Design Tools and Methods
Advanced VLSI uses EDA (Electronic Design Automation) tools to:
-
Design circuits
-
Simulate and verify functionality
-
Optimize performance and power
-
Layout the chip
Popular languages and tools:
-
VHDL / Verilog (for digital design)
-
Cadence, Synopsys, Mentor Graphics (for EDA)
Challenges in Advanced VLSI
-
Power and heat: Smaller transistors can overheat easily.
-
Signal delay: Wires become slower as chips get bigger.
-
Manufacturing defects: Tiny sizes make production harder.
-
Cost: Advanced tools and fabrication processes are expensive.
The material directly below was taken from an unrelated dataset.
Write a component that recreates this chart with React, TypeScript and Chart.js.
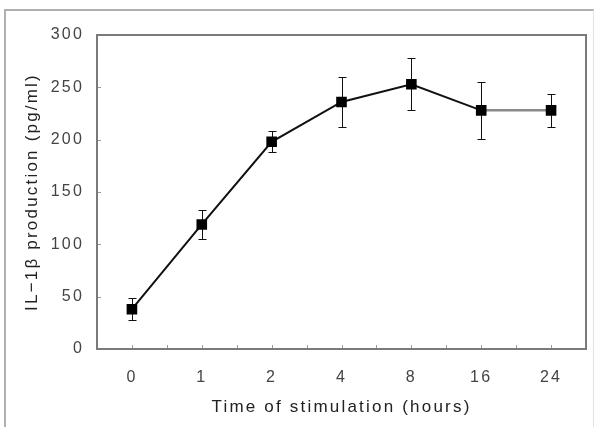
import React, { useEffect, useRef } from 'react';
import { Chart, registerables } from 'chart.js';

Chart.register(...registerables);

const categories = ['0', '1', '2', '4', '8', '16', '24'];
const means = [38, 119, 198, 236, 253, 228, 228];
const errors = [10.5, 13.5, 10, 24, 25, 27, 15.5];
const yMin = 0;
const yMax = 300;
const yStep = 50;
const xTitle = 'Time of stimulation (hours)';
const yTitle = 'IL\u22121\u03b2 production (pg/ml)';

const SPACING = '2.2px';

const decorPlugin = {
  id: 'decor',
  beforeUpdate(chart: any) {
    chart.ctx.letterSpacing = SPACING;
  },
  beforeLayout(chart: any) {
    chart.ctx.letterSpacing = SPACING;
  },
  beforeDraw(chart: any) {
    chart.ctx.letterSpacing = SPACING;
  },
  beforeDatasetsDraw(chart: any) {
    const { ctx, scales } = chart;
    const x = scales.x;
    const y = scales.y;
    ctx.save();
    ctx.strokeStyle = '#111';
    ctx.lineWidth = 1;
    means.forEach((m, i) => {
      const px = Math.round(x.getPixelForValue(i)) + 0.5;
      const top = Math.round(y.getPixelForValue(m + errors[i])) + 0.5;
      const bot = Math.round(y.getPixelForValue(m - errors[i])) + 0.5;
      ctx.beginPath();
      ctx.moveTo(px, top);
      ctx.lineTo(px, bot);
      ctx.moveTo(px - 4, top);
      ctx.lineTo(px + 4, top);
      ctx.moveTo(px - 4, bot);
      ctx.lineTo(px + 4, bot);
      ctx.stroke();
    });
    ctx.restore();
  },
  afterDraw(chart: any) {
    const { ctx, chartArea: a, scales } = chart;
    const x = scales.x;
    const y = scales.y;
    ctx.save();
    ctx.strokeStyle = '#999';
    ctx.lineWidth = 1;
    ctx.beginPath();
    for (let v = yMin; v <= yMax; v += yStep) {
      const py = Math.round(y.getPixelForValue(v)) + 0.5;
      ctx.moveTo(a.left, py);
      ctx.lineTo(a.left + 4, py);
    }
    for (let i = 0; i < categories.length; i++) {
      const px = Math.round(x.getPixelForValue(i)) + 0.5;
      ctx.moveTo(px, a.bottom);
      ctx.lineTo(px, a.bottom - 4);
      if (i < categories.length - 1) {
        const mid = Math.round((x.getPixelForValue(i) + x.getPixelForValue(i + 1)) / 2) + 0.5;
        ctx.moveTo(mid, a.bottom);
        ctx.lineTo(mid, a.bottom - 4);
      }
    }
    ctx.stroke();
    ctx.strokeStyle = '#7a7a7a';
    ctx.lineWidth = 2;
    ctx.strokeRect(a.left, a.top, a.right - a.left, a.bottom - a.top);
    ctx.restore();
  },
};

export default function App() {
  const ref = useRef<HTMLCanvasElement | null>(null);

  useEffect(() => {
    if (!ref.current) return;
    const chart = new Chart(ref.current, {
      type: 'line',
      data: {
        labels: categories,
        datasets: [
          {
            data: means,
            borderColor: '#111',
            borderWidth: 2,
            backgroundColor: '#000',
            pointStyle: 'rect',
            pointRadius: 7.5,
            pointBorderWidth: 0,
            pointBackgroundColor: '#000',
            tension: 0,
            segment: {
              borderColor: (c: any) => (c.p0DataIndex === categories.length - 2 ? '#8a8a8a' : '#111'),
              borderWidth: (c: any) => (c.p0DataIndex === categories.length - 2 ? 2.5 : 2),
            } as any,
          },
        ],
      },
      options: {
        animation: false,
        responsive: false,
        devicePixelRatio: 1,
        layout: { padding: { left: 0, top: 35, right: 16, bottom: 0 } },
        plugins: { legend: { display: false }, tooltip: { enabled: false } },
        scales: {
          x: {
            type: 'category',
            offset: true,
            grid: { display: false, drawTicks: false },
            border: { display: false },
            ticks: {
              color: '#444',
              padding: 19,
              font: { family: 'Liberation Sans, Arial, sans-serif', size: 16 },
              maxRotation: 0,
            },
            title: {
              display: true,
              text: xTitle,
              color: '#222',
              font: { family: 'Liberation Sans, Arial, sans-serif', size: 17 },
              padding: { top: 0, bottom: 9 },
            },
            afterFit: (s: any) => {
              s.height = 78;
            },
          },
          y: {
            min: yMin,
            max: yMax,
            grid: { display: false, drawTicks: false },
            border: { display: false },
            ticks: {
              stepSize: yStep,
              color: '#444',
              padding: 13,
              font: { family: 'Liberation Sans, Arial, sans-serif', size: 16 },
            },
            title: {
              display: true,
              text: yTitle,
              color: '#222',
              font: { family: 'Liberation Sans, Arial, sans-serif', size: 17 },
              padding: { top: 22, bottom: 0 },
            },
            afterFit: (s: any) => {
              s.width = 97;
            },
          },
        },
      },
      plugins: [decorPlugin],
    });
    return () => chart.destroy();
  }, []);

  return (
    <div style={{ position: 'fixed', left: 0, top: 0, width: 602, height: 427, background: '#fff', overflow: 'hidden' }}>
      <canvas ref={ref} width={602} height={427} style={{ position: 'absolute', left: 0, top: 0, width: 602, height: 427 }} />
      <div
        style={{
          position: 'absolute',
          left: 4,
          top: 9,
          width: 590,
          height: 440,
          borderLeft: '2px solid #b0b0b0',
          borderTop: '2px solid #b0b0b0',
          borderRight: '1px solid #e2e2e2',
          boxSizing: 'border-box',
          pointerEvents: 'none',
        }}
      />
    </div>
  );
}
Applications of Advanced VLSI
-
Smartphones
-
Laptops and PCs
-
AI and Machine Learning processors
-
IoT (Internet of Things) devices
-
Automotive and aerospace electronics
Summary
Advanced VLSI technology helps pack more power, speed, and features into smaller chips. It uses new transistor designs like FinFETs, 3D ICs, and power-saving methods to overcome the challenges of miniaturization. With the help of design tools and smart techniques, engineers can build the brains of today’s high-tech devices. VLSI continues to drive innovation in electronics and computing.